Modus Anomali dimulai dengan sebuah hutan di antah berantah yang memperlihatkan cahaya matahari yang meliuk di antara ratusan pohon pinus. Tetesan embun yang mengalir di atas daun hijau yang menjadi rumah belalang sembah, salamander, dan laba-laba itu seperti ingin memberikan rasa sejuk untuk ala kadarnya. Hanya beberapa detik. Tiba-tiba sebuah tangan muncul dari bawah tanah. Tak lama kemudian, tubuh dan kepalanya yang dilumuri tanah bersusah payah keluar dari permukaan kuburan. Sang lelaki (diperankan Rio Dewanto) tampaknya dikubur hidup-hidup. Celakanya, dia tak tahu siapa dirinya dan di hutan manakah dia terdampar.
Selanjutnya, Joko Anwar terus-menerus membangun teka-teki dan beberapa cuplikan serta kode agar penonton menyimpulkan sendiri. Lelaki itu menemukan sebuah gubuk dengan televisi yang menayangkan rekaman video istri dan anak-anaknya; dia menemukan jenazah di sana-sini dan genangan darah, pisau, dan parang. Dalam perjalanannya mencari keluarganya dan identitas dirinya, beberapa kali dia diburu anak panah. Tertatih-tatih dengan tubuh terluka, dia masih saja menyusuri hutan mencari diri. Hingga akhir babak kedua, kita masih juga tak tahu kegilaan apa yang sedang dihadapi sang lelaki. Yang kita tahu, dalam kegelisahan dan ketakutan sang lelaki yang malang itu, kita terteror berkali-kali oleh hutan yang lebih mirip neraka itu.
Film yang sepenuhnya mengandalkan suspens dan kepandaian menjalin cerita ini mengirim rasa tak nyaman seperti dalam film Funny Games (Michael Haneke, 1997 dan 2007, versi Austria dan Hollywood) dan The Game (David Fincher, 1997).

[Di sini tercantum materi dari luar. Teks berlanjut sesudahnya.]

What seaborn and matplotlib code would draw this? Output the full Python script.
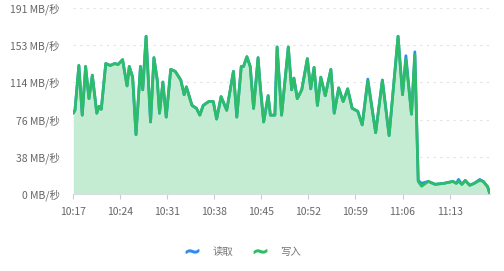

Ada elemen permainan dan mempermainkan hidup orang lain; ada keinginan menjadi dalang dan nafsu menguasai nyawa, dan yang paling meneror adalah kenikmatan menyiksa dan membunuh terus-menerus.
Tapi Joko tak ingin membentangkan cerita yang jelas seperti halnya film Funny ÂGames, yang sudah menentukan karakter hitam dan putih sejak awal. Dalam film Modus Anomali, kita justru bolak-balik menebak dan tak pernah tahu siapa penjahat dan siapa korban. Warna hitam dan putih hanya baru terlihat pada babak akhir film. Setiap kode dan tanda yang sengaja diletakkan di beberapa bagian terkadang membantu kita menjalin keping, tapi tak jarang malah menyesatkan.
Persoalannya, seberapa jauh penonton bisa sabar untuk menebak dan dengan tekun mengumpulkan segala kode dan keping teka-teki yang ditebarkan Joko. Meski durasi hanya 87 menit, menyajikan sebuah film yang mengandalkan satu aktor, seberapa pun gantengnya dia, adalah sebuah tantangan berat (bagi sutradara, aktor, dan penontonnya). Pada saat kamera yang dipegang Gunnar Nimpuno terus-menerus menyorot sang lelaki yang berlari ketakutan, tersengal-sengal, kebingungan akan identitas diri lantas terjengkang lagi, Joko sengaja menginginkan penonton berada di tengah hutan (dengan tata bunyi yang luar biasa), ikut menderita dan turut merasakan sakit tokoh yang diperankan Rio Dewanto itu. Repetisi dan adegan yang berkepanjangan itu bisa melelahkan, meski kita tahu, semua sudah diperhitungkan oleh sang sutradara.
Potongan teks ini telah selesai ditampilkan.